Transcribe the listing word for word.

-- Start of GIVEN INFORMATION --

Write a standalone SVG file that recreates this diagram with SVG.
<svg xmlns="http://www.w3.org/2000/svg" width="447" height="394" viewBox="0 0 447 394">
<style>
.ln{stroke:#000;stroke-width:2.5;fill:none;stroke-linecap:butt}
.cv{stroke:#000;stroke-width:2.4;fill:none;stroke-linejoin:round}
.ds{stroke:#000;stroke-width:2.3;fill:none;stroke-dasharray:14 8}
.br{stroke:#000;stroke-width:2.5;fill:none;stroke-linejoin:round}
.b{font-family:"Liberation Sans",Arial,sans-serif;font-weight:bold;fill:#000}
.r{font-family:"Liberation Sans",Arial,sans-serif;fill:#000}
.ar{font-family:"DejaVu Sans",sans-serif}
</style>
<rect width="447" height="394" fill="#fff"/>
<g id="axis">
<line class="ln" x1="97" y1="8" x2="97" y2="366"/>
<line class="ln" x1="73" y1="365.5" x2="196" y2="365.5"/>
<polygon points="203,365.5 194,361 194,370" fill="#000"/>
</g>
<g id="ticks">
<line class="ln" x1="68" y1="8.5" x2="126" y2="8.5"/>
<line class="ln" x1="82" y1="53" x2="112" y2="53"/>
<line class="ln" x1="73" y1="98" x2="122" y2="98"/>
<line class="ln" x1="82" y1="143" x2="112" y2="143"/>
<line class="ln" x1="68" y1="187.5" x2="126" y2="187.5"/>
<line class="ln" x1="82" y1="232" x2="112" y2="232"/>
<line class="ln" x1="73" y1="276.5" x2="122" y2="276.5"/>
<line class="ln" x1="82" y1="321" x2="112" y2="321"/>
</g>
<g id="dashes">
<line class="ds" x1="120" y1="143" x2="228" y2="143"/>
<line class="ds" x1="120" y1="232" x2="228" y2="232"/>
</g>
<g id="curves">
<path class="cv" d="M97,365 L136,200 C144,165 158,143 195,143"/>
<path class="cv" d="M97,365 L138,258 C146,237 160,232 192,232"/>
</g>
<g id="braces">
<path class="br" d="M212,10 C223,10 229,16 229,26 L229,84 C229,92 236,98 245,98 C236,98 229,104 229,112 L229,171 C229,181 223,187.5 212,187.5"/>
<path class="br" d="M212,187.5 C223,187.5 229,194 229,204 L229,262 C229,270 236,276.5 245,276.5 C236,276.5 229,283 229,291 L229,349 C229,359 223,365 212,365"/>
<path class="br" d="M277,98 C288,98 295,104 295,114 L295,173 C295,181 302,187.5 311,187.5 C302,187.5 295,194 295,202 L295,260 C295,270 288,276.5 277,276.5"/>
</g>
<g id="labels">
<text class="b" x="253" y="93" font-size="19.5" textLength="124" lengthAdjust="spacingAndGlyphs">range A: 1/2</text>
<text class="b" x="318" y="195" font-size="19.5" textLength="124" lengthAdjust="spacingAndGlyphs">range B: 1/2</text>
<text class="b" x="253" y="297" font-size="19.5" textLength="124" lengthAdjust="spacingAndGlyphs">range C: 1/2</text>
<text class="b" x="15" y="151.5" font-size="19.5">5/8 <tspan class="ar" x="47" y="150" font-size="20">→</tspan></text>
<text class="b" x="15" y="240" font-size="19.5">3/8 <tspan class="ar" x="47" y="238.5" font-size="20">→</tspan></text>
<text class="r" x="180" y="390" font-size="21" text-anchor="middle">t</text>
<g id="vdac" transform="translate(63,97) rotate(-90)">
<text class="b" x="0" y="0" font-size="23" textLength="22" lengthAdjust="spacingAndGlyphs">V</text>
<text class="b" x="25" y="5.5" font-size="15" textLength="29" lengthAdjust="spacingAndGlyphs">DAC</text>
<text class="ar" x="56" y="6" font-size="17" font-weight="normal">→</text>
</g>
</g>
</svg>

-- End of GIVEN INFORMATION --

● **FINAL RESULT**:
Write a standalone SVG file that recreates this diagram with SVG.
<svg xmlns="http://www.w3.org/2000/svg" width="447" height="394" viewBox="0 0 447 394">
<style>
.ln{stroke:#000;stroke-width:2.5;fill:none;stroke-linecap:butt}
.cv{stroke:#000;stroke-width:2.4;fill:none;stroke-linejoin:round}
.ds{stroke:#000;stroke-width:2.3;fill:none;stroke-dasharray:14 8}
.br{stroke:#000;stroke-width:2.5;fill:none;stroke-linejoin:round}
.b{font-family:"Liberation Sans",Arial,sans-serif;font-weight:bold;fill:#000}
.r{font-family:"Liberation Sans",Arial,sans-serif;fill:#000}
.ar{font-family:"DejaVu Sans",sans-serif}
</style>
<rect width="447" height="394" fill="#fff"/>
<g id="axis">
<line class="ln" x1="97" y1="8" x2="97" y2="366"/>
<line class="ln" x1="73" y1="365.5" x2="196" y2="365.5"/>
<polygon points="203,365.5 194,361 194,370" fill="#000"/>
</g>
<g id="ticks">
<line class="ln" x1="68" y1="8.5" x2="126" y2="8.5"/>
<line class="ln" x1="82" y1="53" x2="112" y2="53"/>
<line class="ln" x1="73" y1="98" x2="122" y2="98"/>
<line class="ln" x1="82" y1="143" x2="112" y2="143"/>
<line class="ln" x1="68" y1="187.5" x2="126" y2="187.5"/>
<line class="ln" x1="82" y1="232" x2="112" y2="232"/>
<line class="ln" x1="73" y1="276.5" x2="122" y2="276.5"/>
<line class="ln" x1="82" y1="321" x2="112" y2="321"/>
</g>
<g id="dashes">
<line class="ds" x1="120" y1="143" x2="228" y2="143"/>
<line class="ds" x1="120" y1="232" x2="228" y2="232"/>
</g>
<g id="curves">
<path class="cv" d="M97,365 L136,200 C144,165 158,143 195,143"/>
<path class="cv" d="M97,365 L138,258 C146,237 160,232 192,232"/>
</g>
<g id="braces">
<path class="br" d="M212,10 C223,10 229,16 229,26 L229,84 C229,92 236,98 245,98 C236,98 229,104 229,112 L229,171 C229,181 223,187.5 212,187.5"/>
<path class="br" d="M212,187.5 C223,187.5 229,194 229,204 L229,262 C229,270 236,276.5 245,276.5 C236,276.5 229,283 229,291 L229,349 C229,359 223,365 212,365"/>
<path class="br" d="M277,98 C288,98 295,104 295,114 L295,173 C295,181 302,187.5 311,187.5 C302,187.5 295,194 295,202 L295,260 C295,270 288,276.5 277,276.5"/>
</g>
<g id="labels">
<text class="b" x="253" y="93" font-size="19.5" textLength="124" lengthAdjust="spacingAndGlyphs">range A: 1/2</text>
<text class="b" x="318" y="195" font-size="19.5" textLength="124" lengthAdjust="spacingAndGlyphs">range B: 1/2</text>
<text class="b" x="253" y="297" font-size="19.5" textLength="124" lengthAdjust="spacingAndGlyphs">range C: 1/2</text>
<text class="b" x="15" y="151.5" font-size="19.5">5/8 <tspan class="ar" x="47" y="150" font-size="20">→</tspan></text>
<text class="b" x="15" y="240" font-size="19.5">3/8 <tspan class="ar" x="47" y="238.5" font-size="20">→</tspan></text>
<text class="r" x="180" y="390" font-size="21" text-anchor="middle">t</text>
<g id="vdac" transform="translate(63,97) rotate(-90)">
<text class="b" x="0" y="0" font-size="23" textLength="22" lengthAdjust="spacingAndGlyphs">V</text>
<text class="b" x="25" y="5.5" font-size="15" textLength="29" lengthAdjust="spacingAndGlyphs">DAC</text>
<text class="ar" x="56" y="6" font-size="17" font-weight="normal">→</text>
</g>
</g>
</svg>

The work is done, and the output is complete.